|"The mouthpiece aroma was - accurately enough - classic black tea. I thought I detected a bit of the chocolaty aspect in the finish."|
First impression? To the nostrils, it was like freebasing German chocolate on a fruit platter. The aroma was exquisite. Nilgiri-grown black teas often get a bum rap for being low quality, mostly because of their CTC cut. In reality, they can be as rich and malty as even the best of Assams. I haven't personally experienced this, but I can believe it from the scent of this alone. Yunnan blacks vary in quality. Rule o' thumb, though? The more gold to the leaves, the better the cup. Yellow-gold reeds were present in this dry batch along with the Nilgiri dark.

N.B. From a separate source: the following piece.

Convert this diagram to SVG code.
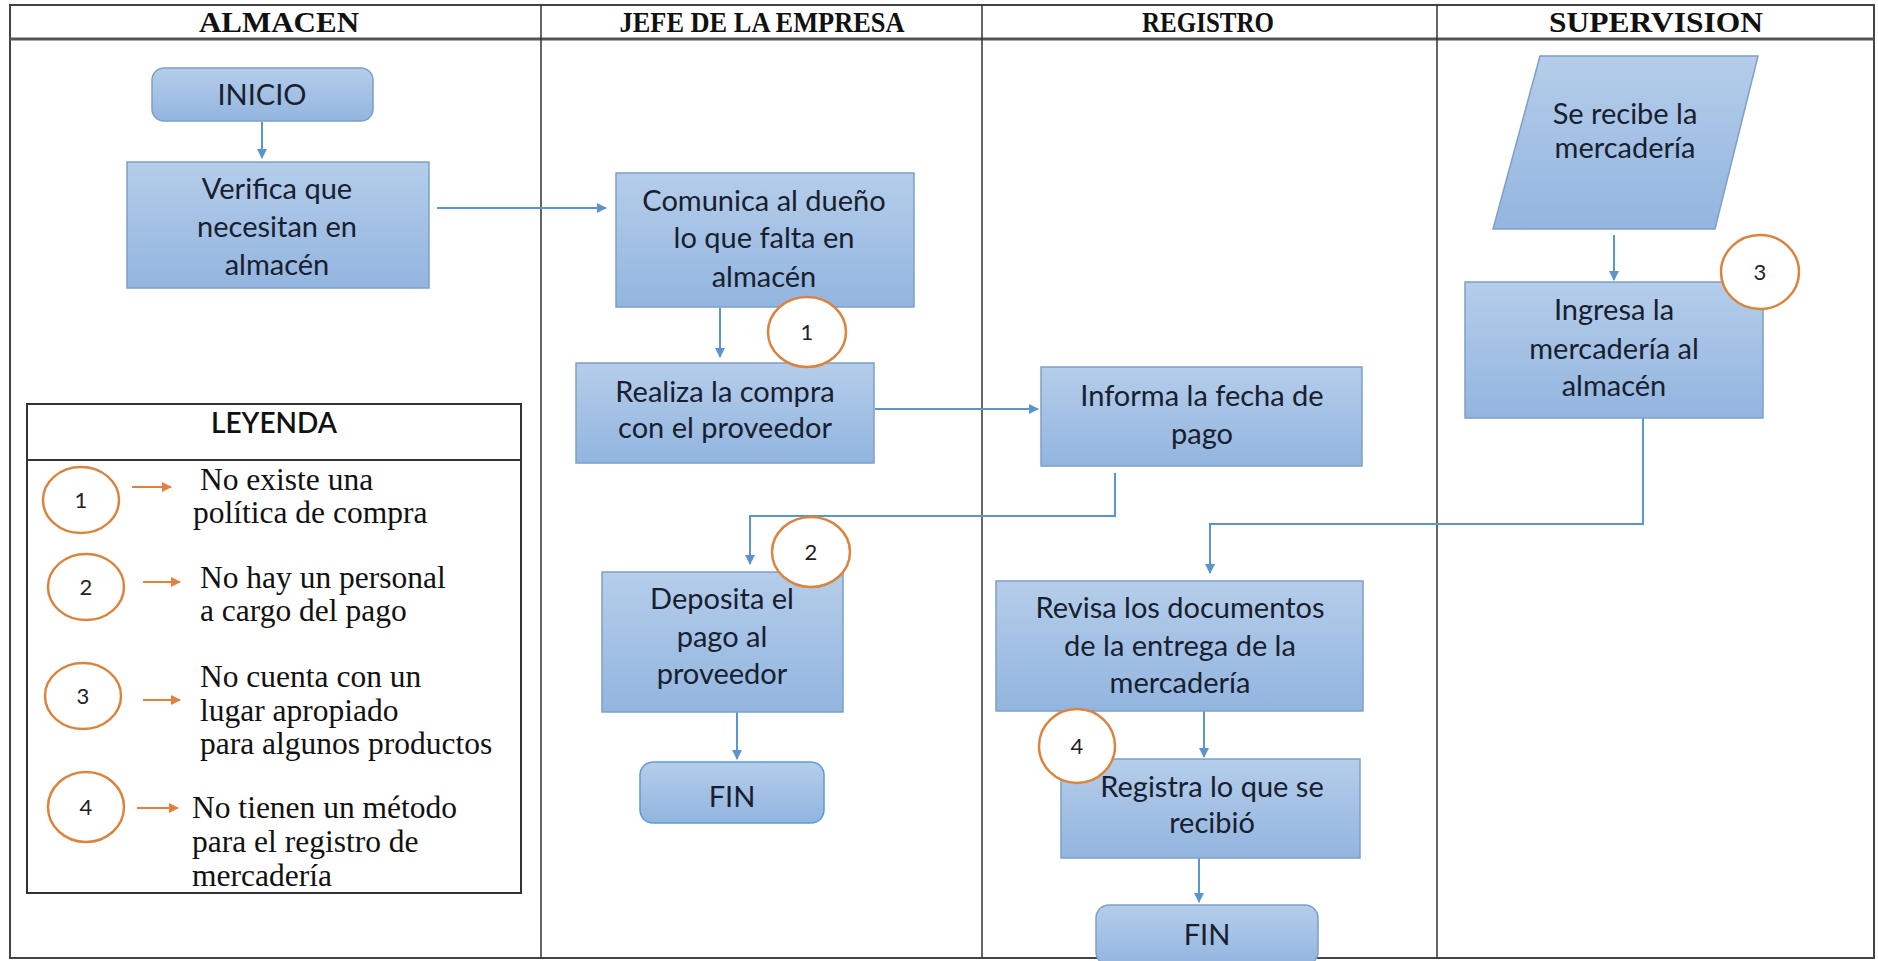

Brewing instructions on the site mentioned a desired temp and time, but no measurements to speak of. While vague, it allowed for a bit of "wing it" room. Sometimes that's appreciated. A bit of liberalism can be allowed with certain black teas, especially blends. That said, I leaned to the lighter side, brewing 1 tsp in 8oz of boiled water for three minutes. Just to be safe.
The liquor brewed to a sepia-like brown; thick and dark, you could almost SEE the malt of it. The mouthpiece aroma was - accurately enough - classic black tea. I thought I detected a bit of the chocolaty aspect in the finish. The flavor profile contrasted the burly visual presence. It was light, floral, crisp, and creamy; more in line with a Ceylon than a Nilgiri. I assumed the floral and crisp notes stemmed from the Yunnan contribution. And with the lighter touch on brewing, astringency was undetectable.
Art of Tea touted that this black blend won 1st Prize in the Black Tea Category at the World Tea Expo in Vegas. It's not hard to see why. Usually, subtlety is lacking when blends are made. This had all the strengths and nuances of both types of blacks. While I had this in the late afternoon, I would boast that this is a perfect morning cup o' black.